[Source data]
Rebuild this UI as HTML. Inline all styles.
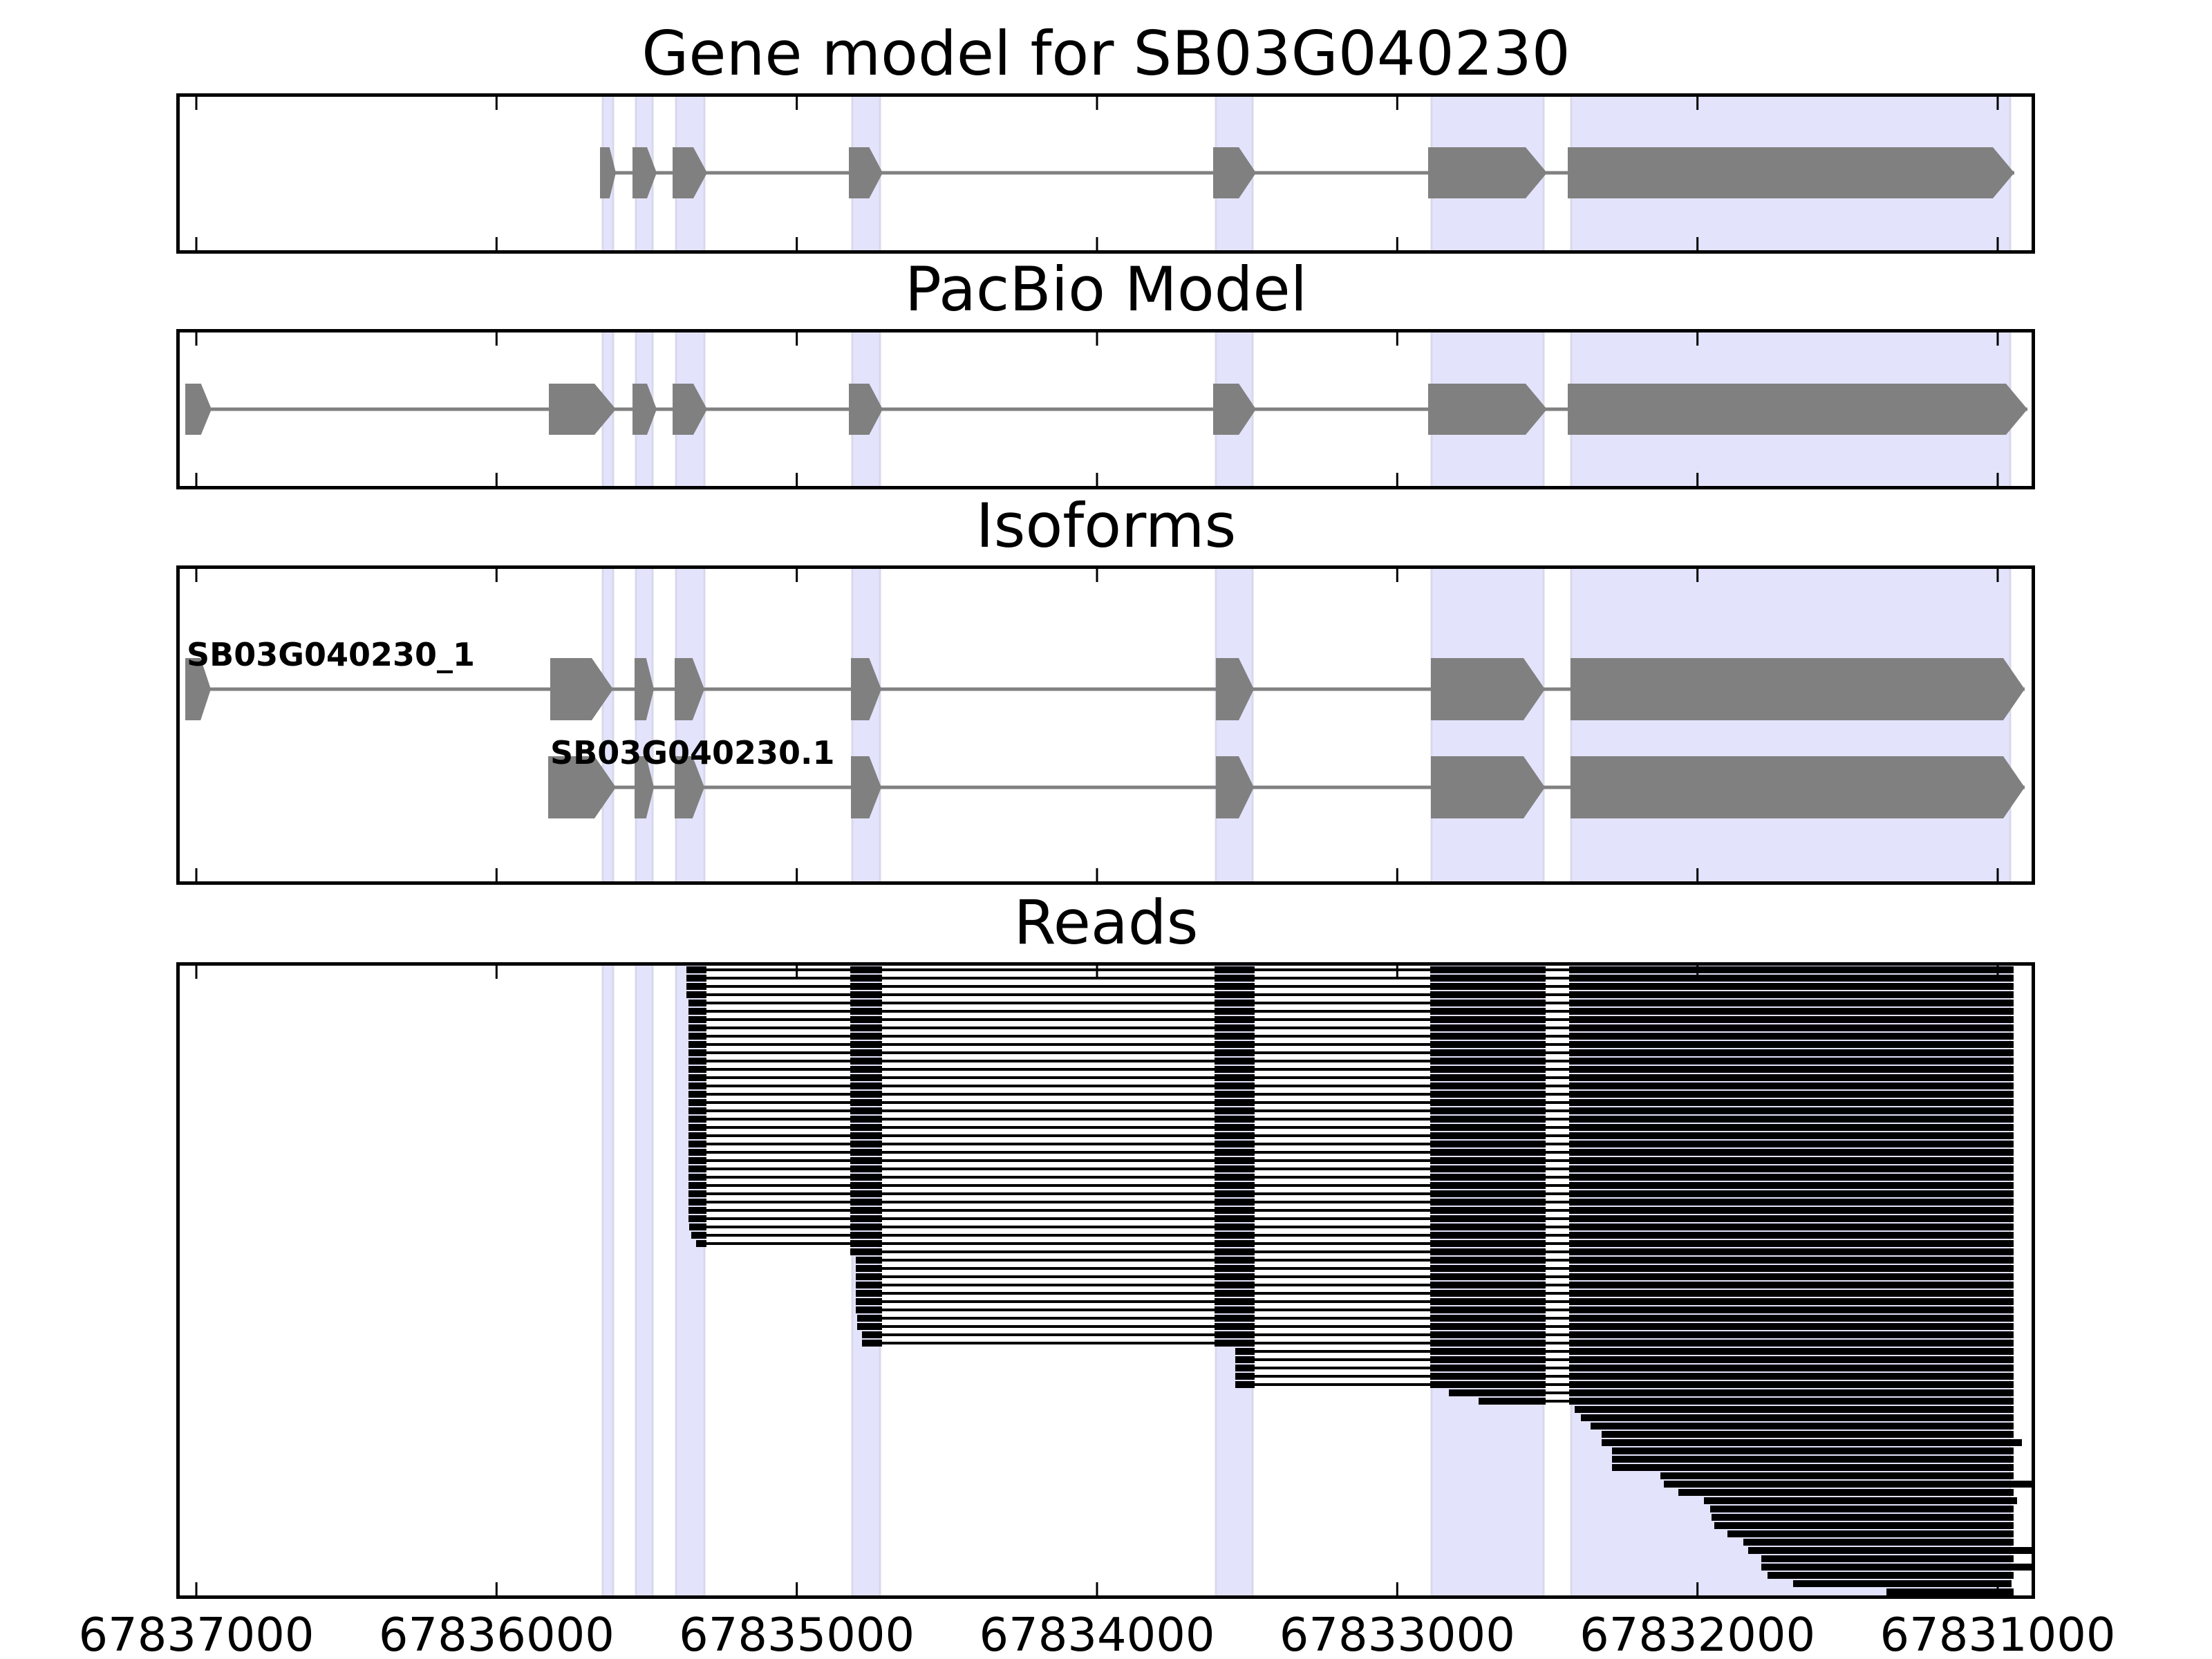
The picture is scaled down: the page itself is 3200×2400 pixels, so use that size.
<!DOCTYPE html>
<html><head><meta charset="utf-8"><style>html,body{margin:0;padding:0;background:#fff}svg{display:block}</style></head>
<body>
<svg id="s" xmlns="http://www.w3.org/2000/svg" width="3200" height="2400" viewBox="0 0 3200 2400" font-family="'DejaVu Sans','Liberation Sans',sans-serif">
</svg>
<script>
var s=document.getElementById('s');var h='';
var panels=[[135,367,'Gene model for SB03G040230'],[476,708,'PacBio Model'],[818,1280,'Isoforms'],[1392,2313,'Reads']];
var spans=[[872,887],[920,944],[978,1019],[1233,1273],[1759,1812],[2071,2233],[2273,2908]];
h+='<defs>';
panels.forEach(function(p,i){h+='<clipPath id="c'+i+'"><rect x="257" y="'+(p[0]+2)+'" width="2685" height="'+(p[1]-p[0]-4)+'"/></clipPath>';});
h+='</defs>';
panels.forEach(function(p,i){
 h+='<g clip-path="url(#c'+i+')">';
 spans.forEach(function(b){h+='<rect x="'+b[0]+'" y="'+p[0]+'" width="'+(b[1]-b[0])+'" height="'+(p[1]-p[0])+'" fill="#e3e3fc" stroke="#d8d8ec" stroke-width="3"/>';});
 h+='</g>';
});
function gene(ex,cy,hh){
 var o='<line x1="'+ex[0][0]+'" y1="'+cy+'" x2="'+ex[ex.length-1][1]+'" y2="'+cy+'" stroke="#808080" stroke-width="5"/>';
 ex.forEach(function(e){var w=e[1]-e[0];var t=Math.min(31,0.4*w);var top=cy-hh/2,bot=cy+hh/2;
  o+='<polygon points="'+e[0]+','+top+' '+(e[1]-t)+','+top+' '+e[1]+','+cy+' '+(e[1]-t)+','+bot+' '+e[0]+','+bot+'" fill="#808080"/>';});
 return o;
}
h+=gene([[868,891],[915,950],[973,1023],[1228,1277],[1755,1817],[2066,2238],[2268,2914]],250,74);
h+=gene([[268,306],[794,891],[915,950],[973,1023],[1228,1277],[1755,1817],[2066,2238],[2268,2933]],592,74);
h+=gene([[268,305],[796,887],[918,946],[976,1019],[1231,1275],[1759,1814],[2070,2235],[2272,2929]],997,90);
h+=gene([[793,891],[918,946],[976,1019],[1231,1275],[1759,1814],[2070,2235],[2272,2929]],1139,90);
h+='<text x="270" y="963" font-size="46" font-weight="bold" fill="#000">SB03G040230_1</text>';
h+='<text x="796" y="1105" font-size="46" font-weight="bold" fill="#000">SB03G040230.1</text>';
var E=[[0,1022],[1230,1276],[1757,1815],[2069,2236],[2270,0]];
var st=[2278,2287,2301,2317,2317,2332,2332,2332,2402,2407,2428,2465,2474,2476,2480,2499,2522,2529,2548,2548,2557,2594,2729];
var en=[2913,2913,2913,2913,2925,2913,2913,2913,2913,2960,2913,2918,2913,2913,2913,2913,2913,2960,2913,2960,2913,2910,2913];
var r='<g clip-path="url(#c3)">';
for(var i=0;i<76;i++){
 var y=1398+12*i,cy=y+5,start,first,end=2913;
 if(i<34){first=0;start=i<4?993:996;if(i==31)start=997;if(i==32)start=1000;if(i==33)start=1007;}
 else if(i<46){first=1;start=i==34?1230:(i<42?1238:(i<44?1240:1247));}
 else if(i<51){first=2;start=1787;}
 else if(i<53){first=3;start=i==51?2096:2139;}
 else {first=4;start=st[i-53];end=en[i-53];}
 if(first<4)r+='<rect x="'+start+'" y="'+(cy-2)+'" width="'+(end-start)+'" height="4" fill="#000"/>';
 for(var k=first;k<5;k++){var a=k==first?start:E[k][0];var b=k==4?end:E[k][1];
  r+='<rect x="'+a+'" y="'+y+'" width="'+(b-a)+'" height="10" fill="#000"/>';}
}
r+='</g>';h+=r;
panels.forEach(function(p){
 h+='<rect x="257.5" y="'+(p[0]+2.5)+'" width="2684" height="'+(p[1]-p[0]-5)+'" fill="none" stroke="#000" stroke-width="5"/>';
 for(var k=0;k<7;k++){var x=284+434.33*k;
  h+='<line x1="'+x+'" y1="'+(p[0]+4)+'" x2="'+x+'" y2="'+(p[0]+24)+'" stroke="#000" stroke-width="3"/>';
  h+='<line x1="'+x+'" y1="'+(p[1]-4)+'" x2="'+x+'" y2="'+(p[1]-24)+'" stroke="#000" stroke-width="3"/>';}
 h+='<text x="1600" y="'+(p[0]-27)+'" font-size="88" text-anchor="middle" fill="#000">'+p[2]+'</text>';
});
for(var k=0;k<7;k++){var x=284+434.33*k;h+='<text x="'+x+'" y="2388" font-size="67" text-anchor="middle" fill="#000">'+(67837000-1000*k)+'</text>';}
s.innerHTML=h;
</script>
</body></html>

[Directions] Set every line down exactly as written, leaving each picture out.

[The output]
Rebuild this UI as HTML. Inline all styles.
The picture is scaled down: the page itself is 3200×2400 pixels, so use that size.
<!DOCTYPE html>
<html><head><meta charset="utf-8"><style>html,body{margin:0;padding:0;background:#fff}svg{display:block}</style></head>
<body>
<svg id="s" xmlns="http://www.w3.org/2000/svg" width="3200" height="2400" viewBox="0 0 3200 2400" font-family="'DejaVu Sans','Liberation Sans',sans-serif">
</svg>
<script>
var s=document.getElementById('s');var h='';
var panels=[[135,367,'Gene model for SB03G040230'],[476,708,'PacBio Model'],[818,1280,'Isoforms'],[1392,2313,'Reads']];
var spans=[[872,887],[920,944],[978,1019],[1233,1273],[1759,1812],[2071,2233],[2273,2908]];
h+='<defs>';
panels.forEach(function(p,i){h+='<clipPath id="c'+i+'"><rect x="257" y="'+(p[0]+2)+'" width="2685" height="'+(p[1]-p[0]-4)+'"/></clipPath>';});
h+='</defs>';
panels.forEach(function(p,i){
 h+='<g clip-path="url(#c'+i+')">';
 spans.forEach(function(b){h+='<rect x="'+b[0]+'" y="'+p[0]+'" width="'+(b[1]-b[0])+'" height="'+(p[1]-p[0])+'" fill="#e3e3fc" stroke="#d8d8ec" stroke-width="3"/>';});
 h+='</g>';
});
function gene(ex,cy,hh){
 var o='<line x1="'+ex[0][0]+'" y1="'+cy+'" x2="'+ex[ex.length-1][1]+'" y2="'+cy+'" stroke="#808080" stroke-width="5"/>';
 ex.forEach(function(e){var w=e[1]-e[0];var t=Math.min(31,0.4*w);var top=cy-hh/2,bot=cy+hh/2;
  o+='<polygon points="'+e[0]+','+top+' '+(e[1]-t)+','+top+' '+e[1]+','+cy+' '+(e[1]-t)+','+bot+' '+e[0]+','+bot+'" fill="#808080"/>';});
 return o;
}
h+=gene([[868,891],[915,950],[973,1023],[1228,1277],[1755,1817],[2066,2238],[2268,2914]],250,74);
h+=gene([[268,306],[794,891],[915,950],[973,1023],[1228,1277],[1755,1817],[2066,2238],[2268,2933]],592,74);
h+=gene([[268,305],[796,887],[918,946],[976,1019],[1231,1275],[1759,1814],[2070,2235],[2272,2929]],997,90);
h+=gene([[793,891],[918,946],[976,1019],[1231,1275],[1759,1814],[2070,2235],[2272,2929]],1139,90);
h+='<text x="270" y="963" font-size="46" font-weight="bold" fill="#000">SB03G040230_1</text>';
h+='<text x="796" y="1105" font-size="46" font-weight="bold" fill="#000">SB03G040230.1</text>';
var E=[[0,1022],[1230,1276],[1757,1815],[2069,2236],[2270,0]];
var st=[2278,2287,2301,2317,2317,2332,2332,2332,2402,2407,2428,2465,2474,2476,2480,2499,2522,2529,2548,2548,2557,2594,2729];
var en=[2913,2913,2913,2913,2925,2913,2913,2913,2913,2960,2913,2918,2913,2913,2913,2913,2913,2960,2913,2960,2913,2910,2913];
var r='<g clip-path="url(#c3)">';
for(var i=0;i<76;i++){
 var y=1398+12*i,cy=y+5,start,first,end=2913;
 if(i<34){first=0;start=i<4?993:996;if(i==31)start=997;if(i==32)start=1000;if(i==33)start=1007;}
 else if(i<46){first=1;start=i==34?1230:(i<42?1238:(i<44?1240:1247));}
 else if(i<51){first=2;start=1787;}
 else if(i<53){first=3;start=i==51?2096:2139;}
 else {first=4;start=st[i-53];end=en[i-53];}
 if(first<4)r+='<rect x="'+start+'" y="'+(cy-2)+'" width="'+(end-start)+'" height="4" fill="#000"/>';
 for(var k=first;k<5;k++){var a=k==first?start:E[k][0];var b=k==4?end:E[k][1];
  r+='<rect x="'+a+'" y="'+y+'" width="'+(b-a)+'" height="10" fill="#000"/>';}
}
r+='</g>';h+=r;
panels.forEach(function(p){
 h+='<rect x="257.5" y="'+(p[0]+2.5)+'" width="2684" height="'+(p[1]-p[0]-5)+'" fill="none" stroke="#000" stroke-width="5"/>';
 for(var k=0;k<7;k++){var x=284+434.33*k;
  h+='<line x1="'+x+'" y1="'+(p[0]+4)+'" x2="'+x+'" y2="'+(p[0]+24)+'" stroke="#000" stroke-width="3"/>';
  h+='<line x1="'+x+'" y1="'+(p[1]-4)+'" x2="'+x+'" y2="'+(p[1]-24)+'" stroke="#000" stroke-width="3"/>';}
 h+='<text x="1600" y="'+(p[0]-27)+'" font-size="88" text-anchor="middle" fill="#000">'+p[2]+'</text>';
});
for(var k=0;k<7;k++){var x=284+434.33*k;h+='<text x="'+x+'" y="2388" font-size="67" text-anchor="middle" fill="#000">'+(67837000-1000*k)+'</text>';}
s.innerHTML=h;
</script>
</body></html>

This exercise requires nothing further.